連盟でもチームでも後輩にあたる平田は「現役時代は一番練習している人で、引退されてからも練習を見て欲しい時に見てくれます。普通の人はそんなことは出来ません。そんな有言実行な人だから周りからのサポートを受けられるのだし、学生委員長として本当に素晴らしい活躍をされているのだと思います」。

梅田の学生委員長としての活躍が、創価大学準硬式野球部の取り組みは間違っていないということを証明しているとも言えるだろう。

あなたにとって準硬とは?

茂見は自分をまた野球と引き合わせてくれた準硬を「生きがい」と表現した。もう一度与えられたチャンスを後悔した形で終わらせたくないという決意の表れだ。

平田は「自分の頑張りを表現できる場所」が準硬であると言う。
万人の受け皿である準硬式野球もスポーツである以上シビアなものだ。結果が出ないときどのようにチームに貢献できるか。その意味において色々な頑張り方があるということを準硬が教えてくれた。

坂元は準硬式を「自分を変える場所」と位置付ける。高校とは違って自主性が重んじられる野球を、自分次第でどのようにでも変化させることができることが一番の良さであると言う。

創価大学準硬式野球部の強みとは一言で表現するなら「野球を通じた人間形成」だ。しかしその中身は想像するより多岐にわたり、想像している何倍も深い。
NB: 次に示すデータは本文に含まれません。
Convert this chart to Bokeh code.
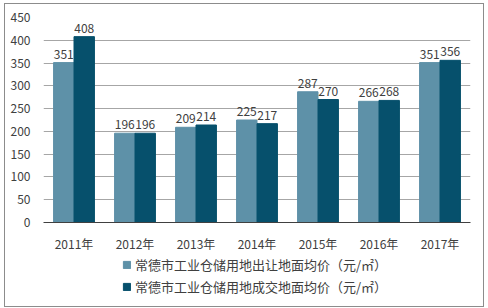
from bokeh.plotting import figure
from bokeh.layouts import column
from bokeh.models import ColumnDataSource, Legend, LegendItem, FactorRange, SingleIntervalTicker, LabelSet
from bokeh.core.properties import value
from bokeh.transform import dodge
from bokeh.embed import file_html
from bokeh.resources import INLINE

years = ["2011年", "2012年", "2013年", "2014年", "2015年", "2016年", "2017年"]
transfer = [351, 196, 209, 225, 287, 266, 351]
deal = [408, 196, 214, 217, 270, 268, 356]
series_names = ["常德市工业仓储用地出让地面均价（元/㎡）", "常德市工业仓储用地成交地面均价（元/㎡）"]

FONT = "Noto Sans CJK SC"
C1 = "#5e91a8"
C2 = "#06506c"
TXT = "#404040"

src = ColumnDataSource(dict(year=years, a=transfer, b=deal,
                            la=[str(v) for v in transfer], lb=[str(v) for v in deal]))

p = figure(x_range=FactorRange(*years), y_range=(0, 450),
           frame_width=427, frame_height=205,
           output_backend="svg", toolbar_location=None,
           min_border_left=38, min_border_right=13, min_border_top=13, min_border_bottom=26)
p.outline_line_color = None

w = 0.335
r1 = p.vbar(x=dodge("year", -w / 2, range=p.x_range), top="a", width=w, source=src, color=C1)
r2 = p.vbar(x=dodge("year", w / 2, range=p.x_range), top="b", width=w, source=src, color=C2)

for col, lab, off in (("a", "la", -w / 2), ("b", "lb", w / 2)):
    ls = LabelSet(x=dodge("year", off, range=p.x_range), y=col, text=lab, source=src,
                  text_align="center", text_baseline="bottom", y_offset=4,
                  text_font=value(FONT), text_font_size="12px", text_color=TXT)
    p.add_layout(ls)

p.yaxis.ticker = SingleIntervalTicker(interval=50)
p.yaxis.axis_line_color = None
p.yaxis.major_tick_line_color = None
p.yaxis.minor_tick_line_color = None
p.yaxis.major_label_text_font = FONT
p.yaxis.major_label_text_font_size = "12px"
p.yaxis.major_label_text_color = TXT
p.yaxis.major_label_standoff = 7

p.xaxis.axis_line_color = "#404040"
p.xaxis.axis_line_width = 1.2
p.xaxis.major_tick_line_color = None
p.xaxis.minor_tick_line_color = None
p.xaxis.major_label_text_font = FONT
p.xaxis.major_label_text_font_size = "12px"
p.xaxis.major_label_text_color = TXT
p.xaxis.major_label_standoff = 6
p.x_range.range_padding = 0.0
p.x_range.group_padding = 0.0

p.xgrid.grid_line_color = None
p.ygrid.grid_line_color = "#a6a6a6"

# legend-only panel below the chart (frame aligned with the chart's frame)
lf = figure(width=478, height=52, x_range=(0, 1), y_range=(0, 1),
            x_axis_type=None, y_axis_type=None, output_backend="svg",
            toolbar_location=None, min_border=0)
lf.outline_line_color = None
lf.grid.grid_line_color = None
d1 = lf.vbar(x=[-5], top=[-5], width=0.1, color=C1)
d2 = lf.vbar(x=[-5], top=[-5], width=0.1, color=C2)
legend = Legend(items=[LegendItem(label=series_names[0], renderers=[d1]),
                       LegendItem(label=series_names[1], renderers=[d2])],
                orientation="vertical", location=(79, 10),
                label_text_font=FONT, label_text_font_size="13px", label_text_color=TXT,
                glyph_width=9, glyph_height=9, spacing=3, padding=0, margin=0,
                border_line_color=None, background_fill_alpha=0, label_standoff=4)
lf.add_layout(legend, "center")

layout = column(p, lf, spacing=0)
layout.styles = {"border": "1px solid #8c8c8c", "margin": "3px 4px 5px 4px"}

open("out.html", "w").write(file_html(layout, INLINE))
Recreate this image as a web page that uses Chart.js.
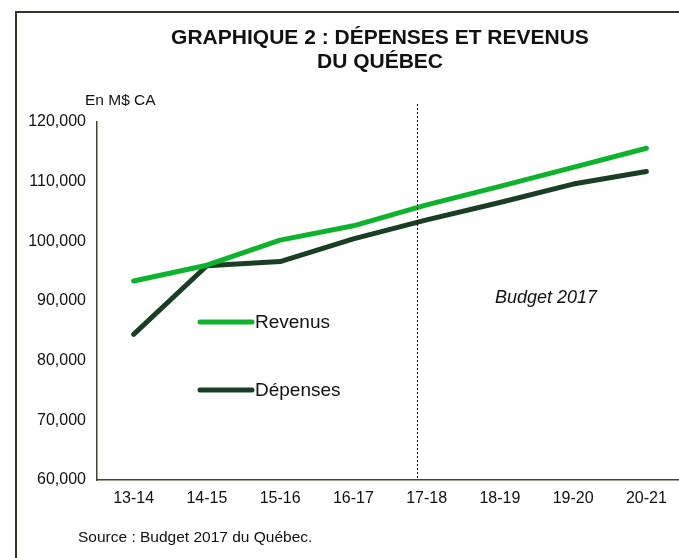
<!DOCTYPE html>
<html>
<head>
<meta charset="utf-8">
<script src="https://cdn.jsdelivr.net/npm/chart.js@4.4.0/dist/chart.umd.min.js"></script>
<style>
    html, body { margin: 0; padding: 0; overflow: hidden; background: #fff; }
    #wrap { position: absolute; left: 0; top: 0; width: 700px; height: 580px; }
</style>
</head>
<body>
<div id="wrap"><canvas id="chart" width="700" height="580"></canvas></div>
<script>
var periodes = ["13-14", "14-15", "15-16", "16-17", "17-18", "18-19", "19-20", "20-21"];
var revenus = [93350, 96000, 100200, 102600, 106100, 109200, 112400, 115600];
var depenses = [84400, 95900, 96600, 100400, 103600, 106500, 109600, 111700];
var titre = ["GRAPHIQUE 2 : DÉPENSES ET REVENUS", "DU QUÉBEC"];
var uniteTxt = "En M$ CA";
var budgetTxt = "Budget 2017";
var sourceTxt = "Source : Budget 2017 du Québec.";

var vert = "#0db32c";
var vertFonce = "#1a3e24";
var axeCouleur = "#3c4630";
var police = "'Liberation Sans', Arial, sans-serif";

var decor = {
    id: "decor",
    beforeDraw: function (chart) {
        var ctx = chart.ctx;
        ctx.save();
        // cadre
        ctx.strokeStyle = "#2f3a24";
        ctx.lineWidth = 2;
        ctx.strokeRect(16, 12, 720, 600);
        ctx.restore();
    },
    afterDatasetsDraw: function (chart) {
        var ctx = chart.ctx;
        var x = chart.scales.x;
        var area = chart.chartArea;
        ctx.save();

        // ligne pointillée avant 17-18
        var step = x.getPixelForValue(1) - x.getPixelForValue(0);
        var lx = Math.round(x.getPixelForValue(4) - step * 0.135) + 0.5;
        ctx.strokeStyle = "#000";
        ctx.lineWidth = 1;
        ctx.setLineDash([2, 2]);
        ctx.beginPath();
        ctx.moveTo(lx, 104);
        ctx.lineTo(lx, area.bottom);
        ctx.stroke();
        ctx.setLineDash([]);

        // titre
        ctx.fillStyle = "#111";
        ctx.textAlign = "center";
        ctx.textBaseline = "middle";
        ctx.font = "bold 21px " + police;
        ctx.fillText(titre[0], 380, 38);
        ctx.fillText(titre[1], 380, 62);

        ctx.textAlign = "left";
        ctx.font = "15.5px " + police;
        ctx.fillText(uniteTxt, 85, 101);

        ctx.font = "italic 18px " + police;
        ctx.fillText(budgetTxt, 495, 298);

        ctx.font = "15.5px " + police;
        ctx.fillText(sourceTxt, 78, 538);

        // légende
        chart.data.datasets.forEach(function (ds, i) {
            var y = 322 + i * 68;
            ctx.strokeStyle = ds.borderColor;
            ctx.lineWidth = 5;
            ctx.lineCap = "round";
            ctx.beginPath();
            ctx.moveTo(200, y);
            ctx.lineTo(252, y);
            ctx.stroke();
            ctx.fillStyle = "#111";
            ctx.font = "19px " + police;
            ctx.fillText(ds.label, 255, y + 1);
        });
        ctx.restore();
    }
};

new Chart(document.getElementById("chart"), {
    type: "line",
    data: {
        labels: periodes,
        datasets: [{
            label: "Revenus",
            data: revenus,
            borderColor: vert,
            backgroundColor: vert,
            borderWidth: 5,
            borderCapStyle: "round",
            borderJoinStyle: "round",
            pointRadius: 0,
            tension: 0
        }, {
            label: "Dépenses",
            data: depenses,
            borderColor: vertFonce,
            backgroundColor: vertFonce,
            borderWidth: 5,
            borderCapStyle: "round",
            borderJoinStyle: "round",
            pointRadius: 0,
            tension: 0
        }]
    },
    options: {
        responsive: false,
        animation: false,
        layout: { padding: { left: 0, right: 17, top: 122, bottom: 0 } },
        plugins: {
            legend: { display: false },
            title: { display: false },
            tooltip: { enabled: false }
        },
        scales: {
            x: {
                offset: true,
                grid: { display: false, drawTicks: false },
                border: { display: true, color: axeCouleur, width: 1.5 },
                ticks: { color: "#111", font: { family: police, size: 16 }, padding: 9, maxRotation: 0 },
                afterFit: function (s) { s.height = 100; }
            },
            y: {
                min: 60000,
                max: 120000,
                grid: { display: false, drawTicks: false },
                border: { display: true, color: axeCouleur, width: 1.5 },
                ticks: {
                    stepSize: 10000,
                    color: "#111",
                    font: { family: police, size: 16 },
                    padding: 11,
                    callback: function (v) { return v.toLocaleString("en-US"); }
                },
                afterFit: function (s) { s.width = 97; }
            }
        }
    },
    plugins: [decor]
});
</script>
</body>
</html>
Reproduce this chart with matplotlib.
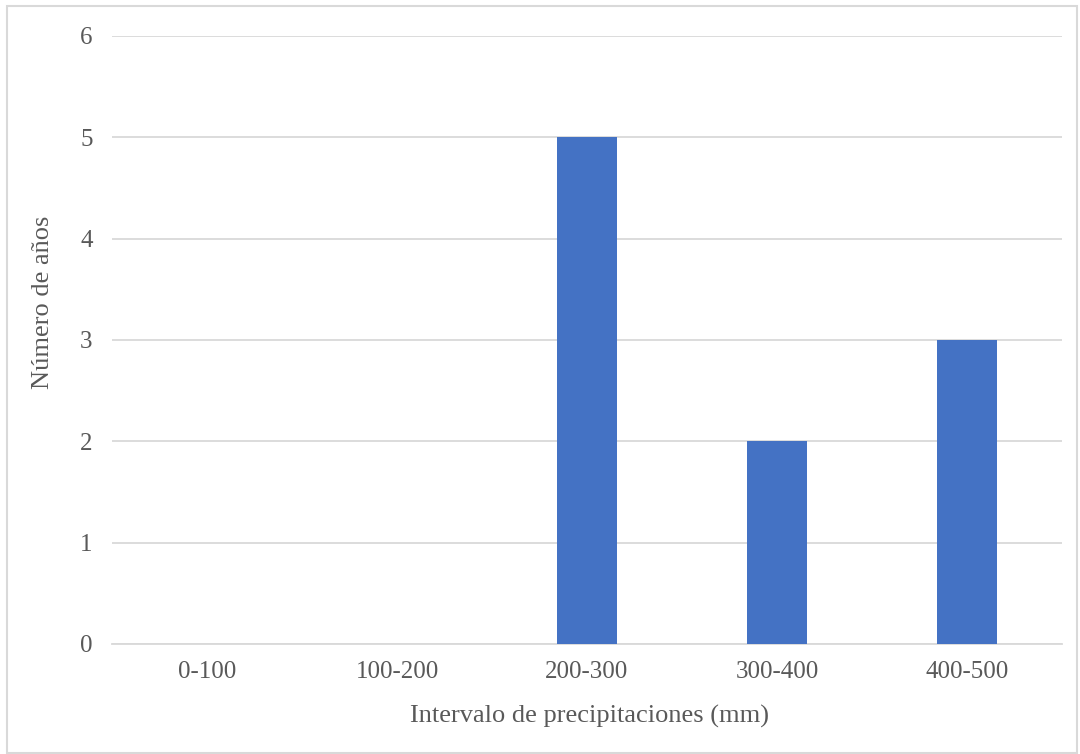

一つひとつの行動も「社会に出たらどうだろう」と意識している。

「社会で通用する人間はどのような人間か。社会に出てからが勝負。それが野球と相乗効果を発揮する」この坂元の言葉は、準硬式野球をやっている、もしくはやろうと思っている全ての人に届いてほしいと切に思う。

「人間は葦にすぎない。それは自然の中で最も弱いものである。しかしそれは考える葦である」。

人間はその思考を駆使することで自身をどのような形にも変化させられる。そんなことを改めて感じることができた。この気持ちを同じように持っていただければ幸いである。本稿が準硬式を広め、考える葦を増やすことができれば幸いだ。

取材にご協力いただいた創価大学の皆様、本当にありがとうございました。